The Atlas of Coordination
Structural

Pattern 1: Role and Actor Patterns

Overview

Coordination structures contain work boundaries and decision authority that may be explicitly defined or implicitly assumed by organizational actors. Explicit boundaries create stable interfaces where actors operate within defined scope. Implicit or absent boundaries require continuous negotiation, inference, and social correction.

Boundary clarity exists on a spectrum, from precise formal specifications to entirely emergent understandings. The degree of explicitness affects coordination friction, decision latency, and conflict frequency. Boundary structures may remain stable over time or shift during transitions.
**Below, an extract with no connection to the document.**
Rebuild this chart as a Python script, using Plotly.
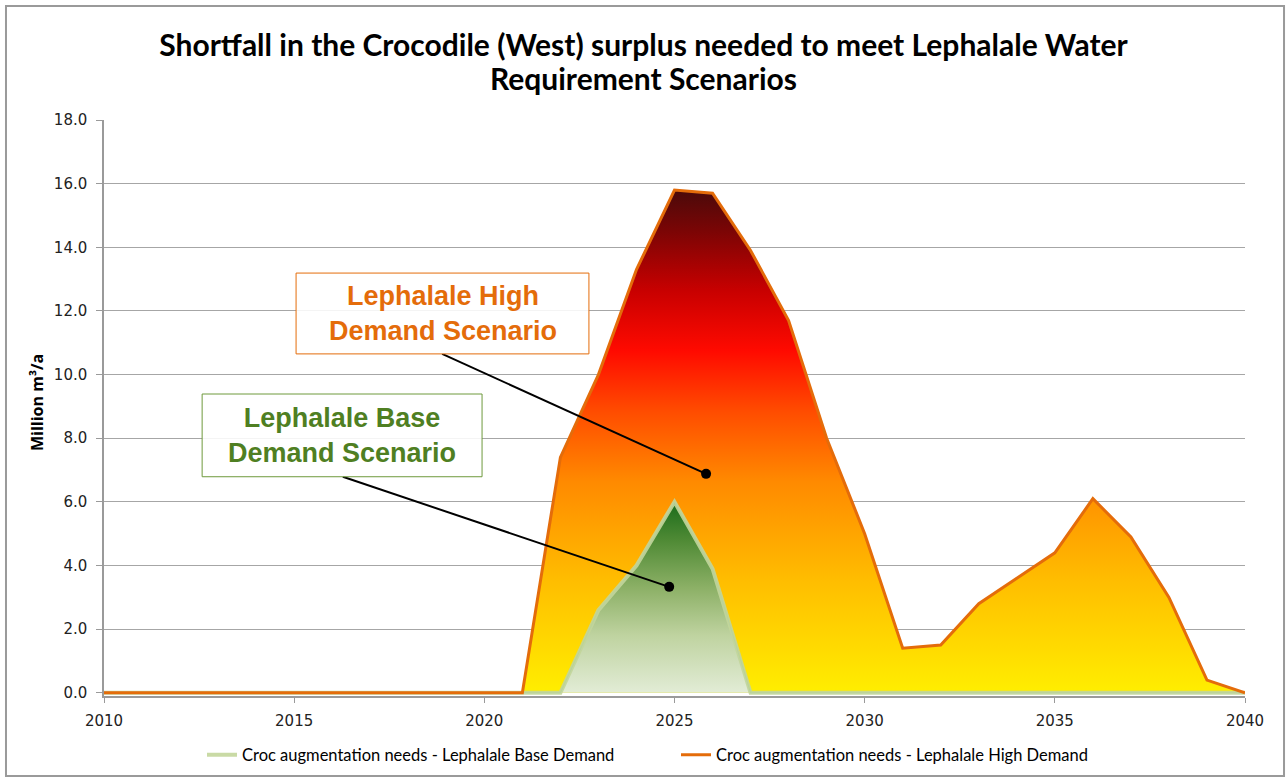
import plotly.graph_objects as go

years = list(range(2010, 2041))
high_demand = [0, 0, 0, 0, 0, 0, 0, 0, 0, 0, 0,
               0.0, 7.4, 10.0, 13.3, 15.8, 15.7, 13.9, 11.7, 8.0, 5.0,
               1.4, 1.5, 2.8, 3.6, 4.4, 6.1, 4.9, 3.0, 0.4, 0.0]
base_demand = [0, 0, 0, 0, 0, 0, 0, 0, 0, 0, 0,
               0, 0, 2.6, 4.0, 6.0, 3.9, 0, 0, 0, 0,
               0, 0, 0, 0, 0, 0, 0, 0, 0, 0]
series_names = ["Croc augmentation needs - Lephalale Base Demand",
                "Croc augmentation needs - Lephalale High Demand"]
title_line1 = "Shortfall in the Crocodile (West) surplus needed to meet Lephalale Water"
title_line2 = "Requirement Scenarios"
y_title = "Million m³/a"
y_ticks = [0, 2, 4, 6, 8, 10, 12, 14, 16, 18]
x_ticks = [2010, 2015, 2020, 2025, 2030, 2035, 2040]

ORANGE = "#E46C0A"
CYAN = "#4BACC6"
BASE_LINE = "#C3D69B"

fig = go.Figure()

# High demand gradient area
fig.add_trace(go.Scatter(
    x=years, y=high_demand, mode="lines", fill="tozeroy",
    line=dict(color=CYAN, width=1.2),
    fillgradient=dict(type="vertical", start=0, stop=max(high_demand),
                      colorscale=[[0.0, "#FFEE00"], [0.22, "#FFBE00"],
                                  [0.42, "#FF8A00"], [0.56, "#FF4C00"],
                                  [0.68, "#FF0A00"], [0.80, "#C80000"],
                                  [0.92, "#7A0505"], [1.0, "#4A0A0A"]]),
    showlegend=False, hoverinfo="skip"))

# Base demand gradient area
fig.add_trace(go.Scatter(
    x=years, y=base_demand, mode="lines", fill="tozeroy",
    line=dict(color=CYAN, width=1),
    fillgradient=dict(type="vertical", start=0, stop=max(base_demand),
                      colorscale=[[0.0, "#E2ECD6"], [0.3, "#BFD3A0"],
                                  [0.55, "#8CB066"], [0.8, "#4F8A35"],
                                  [1.0, "#1A6B1A"]]),
    showlegend=False, hoverinfo="skip"))

# Legend lines
fig.add_trace(go.Scatter(
    x=years, y=base_demand, mode="lines", name=series_names[0],
    line=dict(color=BASE_LINE, width=4), opacity=0.9))
fig.add_trace(go.Scatter(
    x=years, y=high_demand, mode="lines", name=series_names[1],
    line=dict(color=ORANGE, width=3)))

# Callout dots
fig.add_trace(go.Scatter(
    x=[2025.83, 2024.86], y=[6.88, 3.33], mode="markers",
    marker=dict(color="black", size=10), showlegend=False, hoverinfo="skip"))

shapes = [
    dict(type="line", xref="x", yref="y", x0=2018.89, y0=10.65, x1=2025.83, y1=6.88,
         line=dict(color="black", width=2)),
    dict(type="line", xref="x", yref="y", x0=2016.28, y0=6.79, x1=2024.86, y1=3.33,
         line=dict(color="black", width=2)),
    dict(type="rect", xref="x", yref="y", x0=2015.05, x1=2022.75, y0=10.65, y1=13.19,
         line=dict(color=ORANGE, width=1), fillcolor="rgba(255,255,255,0.88)"),
    dict(type="rect", xref="x", yref="y", x0=2012.58, x1=2019.94, y0=6.79, y1=9.39,
         line=dict(color="#6E9A3C", width=1), fillcolor="rgba(255,255,255,0.88)"),
    # chart border
    dict(type="rect", xref="paper", yref="paper", x0=-0.0859, x1=1.0342, y0=-0.139, y1=1.198,
         line=dict(color="#9A9A9A", width=2), fillcolor="rgba(0,0,0,0)", layer="below"),
]

annotations = [
    dict(text=title_line2, xref="paper", yref="paper", x=(643.5 - 104) / 1141,
         y=(696 - 78) / 576, xanchor="center", yanchor="middle", showarrow=False,
         font=dict(family="Lato", size=30, color="black", weight="bold")),
    dict(text="Lephalale High<br>Demand Scenario", xref="x", yref="y",
         x=(2015.05 + 2022.75) / 2, y=(10.65 + 13.19) / 2, showarrow=False,
         font=dict(family="Liberation Sans", size=27, color=ORANGE, weight="bold")),
    dict(text="Lephalale Base<br>Demand Scenario", xref="x", yref="y",
         x=(2012.58 + 2019.94) / 2, y=(6.79 + 9.39) / 2, showarrow=False,
         font=dict(family="Liberation Sans", size=27, color="#4F7F22", weight="bold")),
    dict(text=y_title, xref="paper", yref="paper", x=(37 - 104) / 1141,
         y=(696 - 403) / 576, textangle=-90,
         showarrow=False, xanchor="center", yanchor="middle",
         font=dict(family="Open Sans", size=16, color="black", weight="bold")),
]

fig.update_layout(
    width=1287, height=778,
    margin=dict(l=104, r=42, t=120, b=82, autoexpand=False),
    paper_bgcolor="white", plot_bgcolor="white",
    title=dict(text=title_line1, x=0.5, xref="container", xanchor="center",
               y=1 - 45 / 778, yref="container", yanchor="middle",
               font=dict(family="Lato", size=30, color="black", weight="bold")),
    xaxis=dict(range=[2010, 2040], tickvals=x_ticks, showgrid=False, zeroline=False,
               showline=True, linecolor="#9A9A9A", linewidth=1.5, automargin=False,
               ticks="outside", ticklen=5, tickcolor="#9A9A9A", ticklabelstandoff=5,
               tickfont=dict(family="DejaVu Sans", size=15, color="#222")),
    yaxis=dict(range=[-0.1, 18], tickvals=y_ticks, tickformat=".1f",
               showgrid=True, gridcolor="#A6A6A6", gridwidth=1, zeroline=False,
               showline=True, linecolor="#9A9A9A", linewidth=1.5, automargin=False,
               ticks="outside", ticklen=6, tickcolor="#9A9A9A", ticklabelstandoff=6,
               tickfont=dict(family="DejaVu Sans", size=15, color="#222")),
    legend=dict(orientation="h", xref="container", yref="container",
                x=202 / 1287, y=1 - 755 / 778, xanchor="left", yanchor="middle",
                font=dict(family="Lato", size=16.5, color="black"),
                entrywidth=429, bgcolor="rgba(0,0,0,0)"),
    shapes=shapes, annotations=annotations,
)

fig.write_html("out.html", config={"displayModeBar": False},
               post_script="document.body.style.margin='0';")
These structural features appear across organizations of all sizes and maturity levels, in both stable operational contexts and transitional periods including formation, growth, reorganization, or personnel changes.

Observable Manifestations

Work items remaining unaddressed without clear ownership assignment

Multiple actors independently performing identical or overlapping work

Recurring conversations questioning decision authority or work domain ownership

Decision delays attributed to authority uncertainty

Work concentration where individuals hold disproportionate scope relative to formal structure

Boundary confusion surfacing during transitions, departures, absences, or handoffs

Actors seeking explicit permission for decisions within their stated scope

Conflicts when multiple actors believe they hold authority over the same domain

Execution hesitation or paralysis when boundary clarity is absent at critical decision points

Structural Conditions

Work domains containing separable decision or execution boundaries

Authority structures capable of defining, communicating, or revising role boundaries

Operational stability sufficient for boundary learning and internalization

Cognitive capacity to maintain meaningful distinctions between role definitions

Time availability for boundary clarification relative to execution pressure

Communication channels through which role definitions can be transmitted

Work visibility sufficient for boundary violations or gaps to become observable

Authority structures capable of resolving boundary conflicts when they surface

Boundaries

Not about individual competence, effort, intention, or character

Not implying organizational dysfunction or suboptimal performance

Not explaining why specific role configurations exist in particular contexts

Not evaluating whether explicit or implicit boundaries are preferable

Not addressing optimal boundary clarity levels for specific contexts

Not distinguishing necessary from unnecessary role definitions

Common Misattributions

Attributed to poor communication when structural boundaries are undefined or ambiguous

Attributed to individual unwillingness or resistance when authority is genuinely ambiguous

Attributed to capability gaps when scope and boundaries are structurally undefined

Attributed to cultural problems when interface expectations are implicit rather than explicit

Attributed to personality conflicts when actors operate under conflicting boundary assumptions

Attributed to inadequate documentation when boundaries have never been structurally defined

Attributed to political maneuvering when actors navigate genuinely unclear authority structures

The presence of this pattern does not imply organizational failure, poor management, or required action. It describes observable coordination structures that exist across many functional and successful organizations. Both explicit and implicit boundary structures persist in different organizational contexts for context-specific structural reasons.